We understand that in patients with NAFLD, compared to healthy individuals, the ratio of primary to secondary BAs within the liver can shift, leading to an increased proportion of secondary BAs and a concomitant rise in total bile acid levels, a phenomenon known as bile acid retention. Additionally, the signaling pathways involving BAs may be disrupted, preventing the effective activation of receptors such as FXR, which are crucial for metabolic regulation. In our study, the administration of isorhamnetin significantly reduced the levels of bile acids such as α-MCA, UDCA, ω-MCA, LCA, Tω-MCA, THDCA, and Tβ-MCA in the livers of NAFLD model mice, while concurrently increasing the concentrations of CDCA and TCA (Figure 5). Notably, CDCA is the strongest endogenous agonist of FXR, while UDCA and T-β-MCA act as FXR antagonists. FXR, expressed in the ileum and liver, plays a pivotal role in bile acid homeostasis [13], reducing BA reabsorption, and enhancing BA excretion by the upregulation of BSEP, the major transporter for BA secretion from hepatocytes into bile [29]. Additionally, activated FXR could decrease SLCO1B3 expression, inhibiting BA reabsorption in the liver [29]. Overall, isorhamnetin intervention through modulating the composition of BAs significantly upregulated FXR and BSEP protein expression in the liver, while notably downregulating SLCO1B3 expression (Figure 5E–G), thereby enhancing BA export from the liver to the intestine and reducing BAs reabsorption, improving bile acid metabolic balance and alleviating cholestasis, which enabled the liver to metabolize excess T-CHO, effectively slowing down the progression of NAFLD.

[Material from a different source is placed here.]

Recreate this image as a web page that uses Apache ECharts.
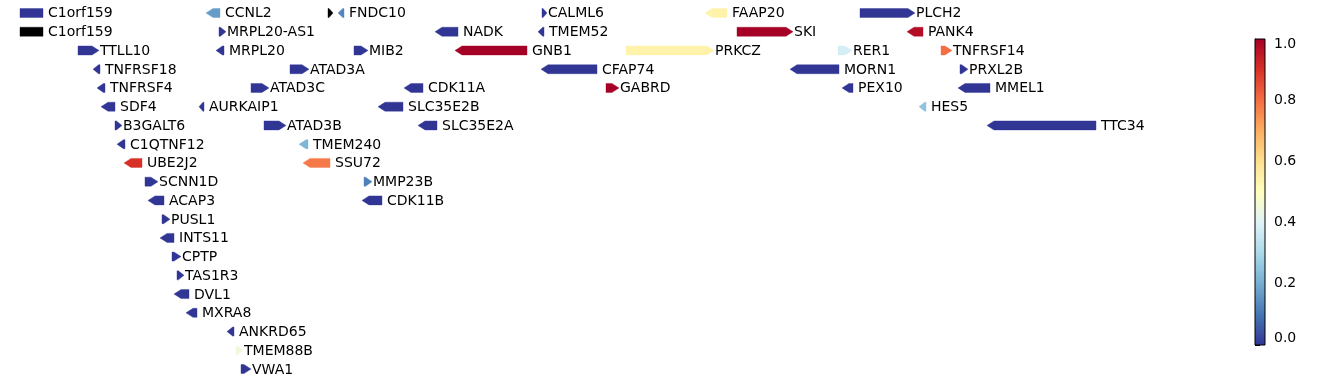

Furthermore, what we have currently observed is that isorhamnetin intervention modulates the bile acid composition within the liver of an NAFLD model; however, the underlying mechanisms of this phenomenon remain unclear. Additionally, it is yet to be determined whether other flavonoids in CQWF30 or the synergistic effects of multiple flavonoid compounds also exert similar interventions on NAFLD. These questions will be the focus of our future research efforts. Our study laid an important scientific foundation for novel NAFLD therapeutics and expanded our understanding of the mechanisms by which plant flavonoids operate in metabolic disorders. Future studies should delve into the human applicability and safety profiles of isorhamnetin, with the anticipation of broadening the therapeutic strategy available for NAFLD management.

5. Conclusions

This study utilized UPLC-ESI-MS/MS to identify the components of CQWF30. Through network pharmacology screening and in vitro and in vivo experimental validation, it was discovered that isorhamnetin can regulate bile acid metabolism by upregulating FXR and BSEP and downregulating SLCO1B3, thereby alleviating bile acid accumulation in the liver of NAFLD, thus playing a role in mitigating NAFLD. This finding provides a theoretical basis for dietary interventions in NAFLD.